My friend, have you ever held un-forgiveness in your heart against someone? I have prayed and prayed and prayed over this verse because I have been told that when the master delivers the servant to the jailer it means that when we withhold forgiveness from someone else it means that we will go to hell – the eternal jail. In prayer the Father revealed to me the key word in this verse “jailers”. The master delivered the servant to the jailers until his debt was paid. In the ESV translation there is a notation next to the word “jailer”, in Hebrew it means tormentors. If you have held un-forgiveness in your heart you will know exactly what it’s like to have been turned over to the tormentors. When you have not forgiven someone it torments you! You replay the moment over and over again in your head, think of things you could have said, should have said, would have said or done.
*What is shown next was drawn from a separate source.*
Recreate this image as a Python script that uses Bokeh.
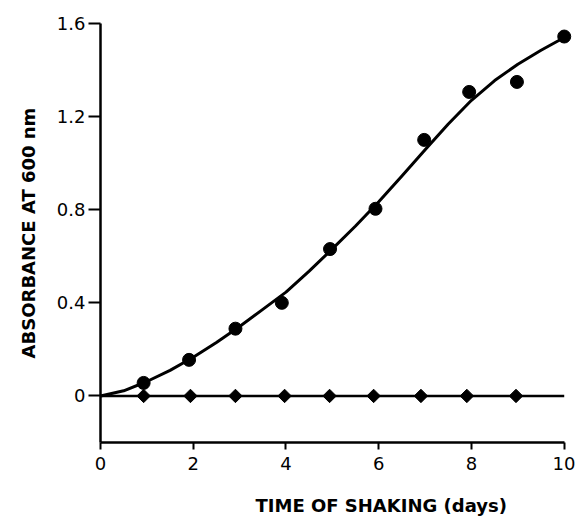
import math
from bokeh.plotting import figure
from bokeh.models import FixedTicker, Range1d, Title
from bokeh.embed import file_html
from bokeh.resources import INLINE

# fitted growth curve
curve_x = [0, 0.5, 1, 1.5, 2, 2.5, 3, 3.5, 4, 4.5, 5, 5.5, 6, 6.5, 7, 7.5, 8, 8.5, 9, 9.5, 10]
curve_y = [0, 0.022, 0.062, 0.11, 0.166, 0.23, 0.298, 0.372, 0.446, 0.536, 0.632, 0.73, 0.834,
           0.945, 1.058, 1.168, 1.27, 1.355, 1.425, 1.485, 1.54]

# shaken culture (filled circles)
days_c = [0.93, 1.91, 2.91, 3.91, 4.95, 5.93, 6.98, 7.95, 8.98, 10.0]
abs_c = [0.056, 0.155, 0.289, 0.40, 0.631, 0.804, 1.10, 1.306, 1.349, 1.544]

# control (diamonds)
days_d = [0.93, 1.94, 2.91, 3.97, 4.94, 5.89, 6.91, 7.90, 8.96]
abs_d = [0, 0, 0, 0, 0, 0, 0, 0, 0]
control_x = [0, 10]
control_y = [0, 0]

x_ticks = [0, 2, 4, 6, 8, 10]
x_tick_labels = {0: "0", 2: "2", 4: "4", 6: "6", 8: "8", 10: "10"}
y_ticks = [0, 0.4, 0.8, 1.2, 1.6]
y_tick_labels = {0: "0", 0.4: "0.4", 0.8: "0.8", 1.2: "1.2", 1.6: "1.6"}

x_label = "TIME OF SHAKING (days)"
y_label = "ABSORBANCE AT 600 nm"

p = figure(frame_width=473, frame_height=419, output_backend="svg", toolbar_location=None,
           x_range=Range1d(0, 10.2), y_range=Range1d(-0.2, 1.6),
           min_border_left=100, min_border_top=23, min_border_right=2, min_border_bottom=78)
p.outline_line_color = None
p.grid.visible = False
p.background_fill_color = "white"
p.border_fill_color = "white"

for ax in (p.xaxis[0], p.yaxis[0]):
    ax.axis_line_width = 2.5
    ax.axis_line_color = "black"
    ax.major_tick_line_width = 2
    ax.major_tick_line_color = "black"
    ax.minor_tick_line_color = None
    ax.major_tick_in = 0
    ax.major_label_text_font = "DejaVu Sans"
    ax.major_label_text_font_size = "18px"
    ax.major_label_text_color = "black"

p.xaxis[0].bounds = (0, 10)
p.xaxis[0].ticker = FixedTicker(ticks=x_ticks)
p.xaxis[0].major_label_overrides = x_tick_labels
p.xaxis[0].major_tick_out = 7
p.xaxis[0].major_label_standoff = 7

p.yaxis[0].ticker = FixedTicker(ticks=y_ticks)
p.yaxis[0].major_label_overrides = y_tick_labels
p.yaxis[0].major_tick_out = 12
p.yaxis[0].major_label_standoff = 3

p.line(control_x, control_y, line_color="black", line_width=2.5)
p.line(curve_x, curve_y, line_color="black", line_width=3, line_join="round")
p.scatter(days_c, abs_c, marker="circle", size=13, fill_color="black", line_color="black")
p.scatter(days_d, abs_d, marker="square", angle=math.pi / 4, size=9.5,
          fill_color="black", line_color="black")

p.add_layout(Title(text=x_label, align="left", offset=155, standoff=40,
                   text_font="DejaVu Sans", text_font_style="bold",
                   text_font_size="18px", text_color="black"), "below")
p.add_layout(Title(text=y_label, align="center", standoff=30,
                   text_font="DejaVu Sans", text_font_style="bold",
                   text_font_size="18px", text_color="black"), "left")

open("out.html", "w").write(file_html(p, INLINE))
That moment of injury plagues you and torments you until you finally give up the ghost and decided to forgive the person. When we refuse forgiveness, it may distress the other party involved but it very likely will not. But it will most certainly distress you! In True Intimacy I referred to un-forgiveness like a ball of fire. The longer you hold it the longer it burns… you. Until you pass that ball into God’s court and let Him put out the flames of fury the only thing that ball is going to do is keep getting your hands and your heart hotter and hotter until you simply can’t stand it anymore. Your un-forgiveness might even make you physically ill! It’s not beyond the realm of possibility! Our spiritual sicknesses most often manifest themselves in a physical way to get you to pay attention to them.

Open the Eyes of my Heart by Hillsong

Today I encourage you to take some time and do a mental inventory with God, are you withholding forgiveness from someone?